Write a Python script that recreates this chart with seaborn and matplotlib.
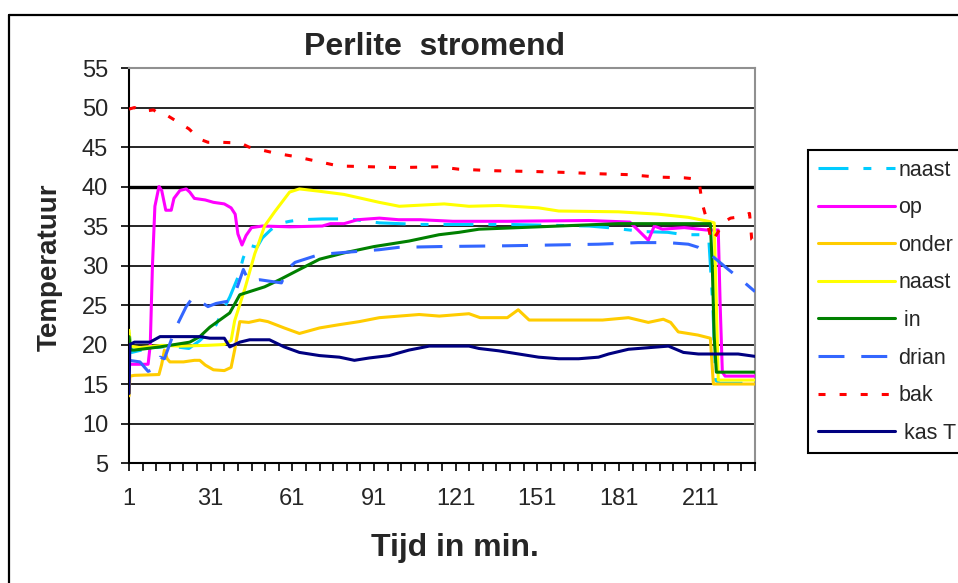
import numpy as np
import matplotlib.pyplot as plt
from matplotlib.lines import Line2D
import seaborn as sns

# tijd in minuten en temperatuur per sensor
naast1_t = [1, 2, 8, 16, 23, 27, 30, 33, 35, 38, 41, 43, 45, 48, 50, 53, 56, 60, 64, 72, 82, 93,
            108, 140, 170, 177, 190, 199, 205, 212, 214, 215.5, 216.5, 218, 231]
naast1_v = [21.5, 19, 19.5, 19.8, 19.5, 20.5, 21.5, 22.5, 24, 26, 28.5, 31, 32.6, 32.3, 33.5, 34.5,
            35.3, 35.6, 35.8, 35.9, 35.9, 35.4, 35.2, 35.2, 35, 34.8, 34.3, 34.2, 33.9, 33.9, 33.5,
            25, 15.5, 15.1, 15.1]

op_t = [1, 8, 8.8, 9.6, 10.5, 12, 13, 14.5, 16.5, 17.5, 19.7, 22, 23.3, 25, 29, 32, 36, 38.5, 40,
        41, 42.5, 44, 46, 50, 60, 72, 75, 80, 85, 93, 100, 108, 120, 140, 170, 185, 188, 191.8,
        194, 197, 205, 213, 217.5, 218.2, 219, 220, 231]
op_v = [17.5, 17.5, 20, 30, 37.5, 40, 39.5, 37, 37, 38.5, 39.5, 39.7, 39.3, 38.5, 38.3, 38, 37.8,
        37.3, 36.5, 34, 32.6, 33.8, 34.8, 35, 34.9, 35, 35.3, 35.3, 35.8, 36, 35.8, 35.8, 35.6,
        35.6, 35.7, 35.5, 34.5, 33.2, 35, 34.6, 34.8, 34.5, 34.5, 25, 16.5, 16, 16]

onder_t = [1, 1.3, 3, 12, 13, 14, 15, 16, 21, 25, 27, 29, 32, 36, 38.5, 39.8, 41.7, 45, 49, 52,
           58, 63.6, 71, 78, 85.6, 93, 107.6, 115, 125.9, 130, 140, 144, 148, 159, 175, 184.5,
           191.8, 197.3, 200, 202.8, 210, 214.6, 215.7, 231]
onder_v = [13.5, 16, 16.1, 16.2, 17.5, 19.3, 18.2, 17.8, 17.8, 18, 18, 17.4, 16.8, 16.7, 17.1,
           19.3, 22.9, 22.8, 23.1, 22.9, 22.1, 21.4, 22.1, 22.5, 22.9, 23.4, 23.8, 23.6, 23.9,
           23.4, 23.4, 24.4, 23.1, 23.1, 23.1, 23.4, 22.8, 23.2, 22.8, 21.6, 21.2, 20.8, 15, 15]

naast2_t = [1, 1.5, 5, 13, 20, 30, 36, 38.5, 39.8, 43.5, 47.2, 48.3, 50.8, 54.5, 60, 63.6, 71,
            80, 92.9, 100.3, 116.8, 125.9, 136.9, 151.5, 158.9, 180.8, 195.5, 206.5, 213.8, 216,
            216.8, 217.5, 231]
naast2_v = [21.8, 19.8, 19.6, 19.9, 19.8, 19.9, 20, 20.5, 23, 27, 31.5, 32.5, 35, 36.8, 39.3,
            39.7, 39.4, 39, 38, 37.5, 37.8, 37.5, 37.6, 37.3, 36.9, 36.8, 36.5, 36.1, 35.6, 35.4,
            25, 15.5, 15.5]

in_t = [1, 1.5, 3, 12.4, 23.3, 27, 30.7, 38, 41.7, 50.8, 56.3, 63.6, 71, 80, 91, 103.9, 114.9,
        122.2, 129.6, 144.2, 158.9, 173.5, 180.8, 214.6, 215.3, 216, 216.8, 231]
in_v = [21, 19.3, 19.3, 19.7, 20.3, 21, 22.2, 24, 26.3, 27.3, 28.2, 29.5, 30.8, 31.6, 32.4, 33.1,
        33.9, 34.2, 34.6, 34.8, 35, 35.2, 35.3, 35.3, 30, 21, 16.5, 16.5]

drian_t = [1, 5, 8, 9.5, 12.4, 14, 18, 22, 24.5, 27, 30, 33, 36, 38, 40, 43, 45, 49, 57, 59, 62,
           71, 78, 92.9, 100, 114.9, 140, 173.5, 188, 199, 206.5, 210.2, 214.6, 221.2, 226.6, 231]
drian_v = [18, 17.8, 16.6, 16.8, 18.4, 18.2, 22, 24.8, 26, 25.5, 24.8, 25.2, 25.4, 25.5, 26.5,
           29.5, 28, 28.2, 27.8, 29.5, 30.4, 31.4, 31.6, 32, 32.3, 32.4, 32.5, 32.7, 32.9, 32.9,
           32.7, 32.3, 31.4, 29.5, 28, 26.7]

bak_t = [1, 3, 6, 10, 12, 15, 19.7, 23, 27, 30, 35, 42, 45, 50, 55, 62, 70, 78, 90, 100, 115,
         122, 135, 150, 160, 175, 185, 195, 205, 208, 210.5, 211.5, 213.5, 215, 217, 219.5, 222,
         226, 229, 229.8, 231]
bak_v = [49.8, 50, 49.5, 49.7, 49.2, 49, 48, 47.3, 46, 45.6, 45.6, 45.5, 45, 44.6, 44.2, 43.8,
         43.2, 42.6, 42.5, 42.4, 42.5, 42.2, 42, 41.9, 41.8, 41.6, 41.5, 41.2, 41.1, 41, 40.6, 38,
         35.5, 33, 34, 35.5, 36, 36.2, 36.6, 33.3, 33]

kas_t = [1, 1.3, 3, 8.7, 12.4, 27, 30.7, 36, 38, 41.7, 45.3, 52.6, 58, 63.6, 71, 78.3, 83.8,
         89.3, 96.6, 103.9, 111.3, 125.9, 129.6, 136.9, 144.2, 151.5, 158.9, 166.2, 173.5, 177.2,
         184.5, 195.5, 199.2, 204.7, 210.2, 224.8, 231]
kas_v = [13.8, 20, 20.3, 20.3, 21, 21, 20.8, 20.8, 19.7, 20.3, 20.6, 20.6, 19.7, 19, 18.6, 18.4,
         18, 18.3, 18.6, 19.3, 19.8, 19.8, 19.5, 19.2, 18.8, 18.4, 18.2, 18.2, 18.4, 18.8, 19.4,
         19.7, 19.8, 19, 18.8, 18.8, 18.5]

series = [
    (naast1_t, naast1_v, 'naast', '#00CCFF', (0, (9.8, 4.9, 2.6, 4.9))),
    (op_t, op_v, 'op', '#FF00FF', '-'),
    (onder_t, onder_v, 'onder', '#FFCC00', '-'),
    (naast2_t, naast2_v, 'naast', '#FFFF00', '-'),
    (in_t, in_v, ' in', '#008000', '-'),
    (drian_t, drian_v, 'drian', '#3366FF', (0, (8.5, 5.5))),
    (bak_t, bak_v, 'bak', '#FF0000', (0, (2.3, 4.6))),
    (kas_t, kas_v, ' kas T', '#000080', '-'),
]

sns.set_style('white')
plt.rcParams['font.family'] = ['Liberation Sans', 'DejaVu Sans']

fig = plt.figure(figsize=(9.58, 5.83), dpi=100)
ax = fig.add_axes([0.1347, 0.2058, 0.6534, 0.6775])

for yv in range(10, 55, 5):
    ax.axhline(yv, color='black', lw=2.4 if yv == 40 else 1.2, zorder=1)

for t, v, name, col, ls in series:
    sns.lineplot(x=t, y=v, ax=ax, color=col, lw=2.2, linestyle=ls, label=name,
                 estimator=None, sort=False, zorder=3)

ax.set_xlim(1, 231)
ax.set_ylim(5, 55)
ax.set_yticks(range(5, 56, 5))
ax.set_xticks(range(1, 212, 30))
ax.set_xticks(range(1, 232, 5), minor=True)
ax.tick_params(which='both', direction='out', length=6, width=1.2, color='black',
               labelsize=17, left=True, bottom=True)
ax.tick_params(axis='x', pad=12)
ax.tick_params(axis='y', pad=9)

for s in ['left', 'bottom']:
    ax.spines[s].set_color('black')
    ax.spines[s].set_linewidth(1.5)
for s in ['top', 'right']:
    ax.spines[s].set_color('#909090')
    ax.spines[s].set_linewidth(1.5)

ax.set_xlabel('Tijd in min.', fontsize=23, fontweight='bold')
ax.set_ylabel('Temperatuur', fontsize=20, fontweight='bold')
ax.xaxis.set_label_coords(0.521, -0.215)
ax.xaxis.label.set_va('center')
ax.yaxis.set_label_coords(-0.126, 0.496)
ax.yaxis.label.set_va('center')

fig.text(435 / 958, 1 - 47 / 583, 'Perlite  stromend', fontsize=23, fontweight='bold',
         ha='center', va='center')

handles, labels = ax.get_legend_handles_labels()
leg = ax.legend(handles, labels, loc='upper left', bbox_to_anchor=(808 / 958, 1 - 150 / 583),
                bbox_transform=fig.transFigure, fontsize=15.5, handlelength=3.6,
                handletextpad=0.15, labelspacing=0.77, borderpad=0.45, borderaxespad=0,
                fancybox=False, framealpha=1, edgecolor='black')
leg.get_frame().set_linewidth(1.5)

# rand om de hele grafiek
fig.add_artist(Line2D([9 / 958, 1], [1 - 15 / 583, 1 - 15 / 583], color='black', lw=1.6,
                      transform=fig.transFigure))
fig.add_artist(Line2D([9 / 958, 9 / 958], [0, 1 - 15 / 583], color='black', lw=1.6,
                      transform=fig.transFigure))

fig.savefig('out.png', dpi=100)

- - -

§ WHAT YOU WILL DO: Write out, word for word, the lines from the start of the data through the one holding "25, 15.5, 15.1, 15.1]". Omit pictures.

§ RESPONSE TO THE EXERCISE:
Write a Python script that recreates this chart with seaborn and matplotlib.
import numpy as np
import matplotlib.pyplot as plt
from matplotlib.lines import Line2D
import seaborn as sns

# tijd in minuten en temperatuur per sensor
naast1_t = [1, 2, 8, 16, 23, 27, 30, 33, 35, 38, 41, 43, 45, 48, 50, 53, 56, 60, 64, 72, 82, 93,
            108, 140, 170, 177, 190, 199, 205, 212, 214, 215.5, 216.5, 218, 231]
naast1_v = [21.5, 19, 19.5, 19.8, 19.5, 20.5, 21.5, 22.5, 24, 26, 28.5, 31, 32.6, 32.3, 33.5, 34.5,
            35.3, 35.6, 35.8, 35.9, 35.9, 35.4, 35.2, 35.2, 35, 34.8, 34.3, 34.2, 33.9, 33.9, 33.5,
            25, 15.5, 15.1, 15.1]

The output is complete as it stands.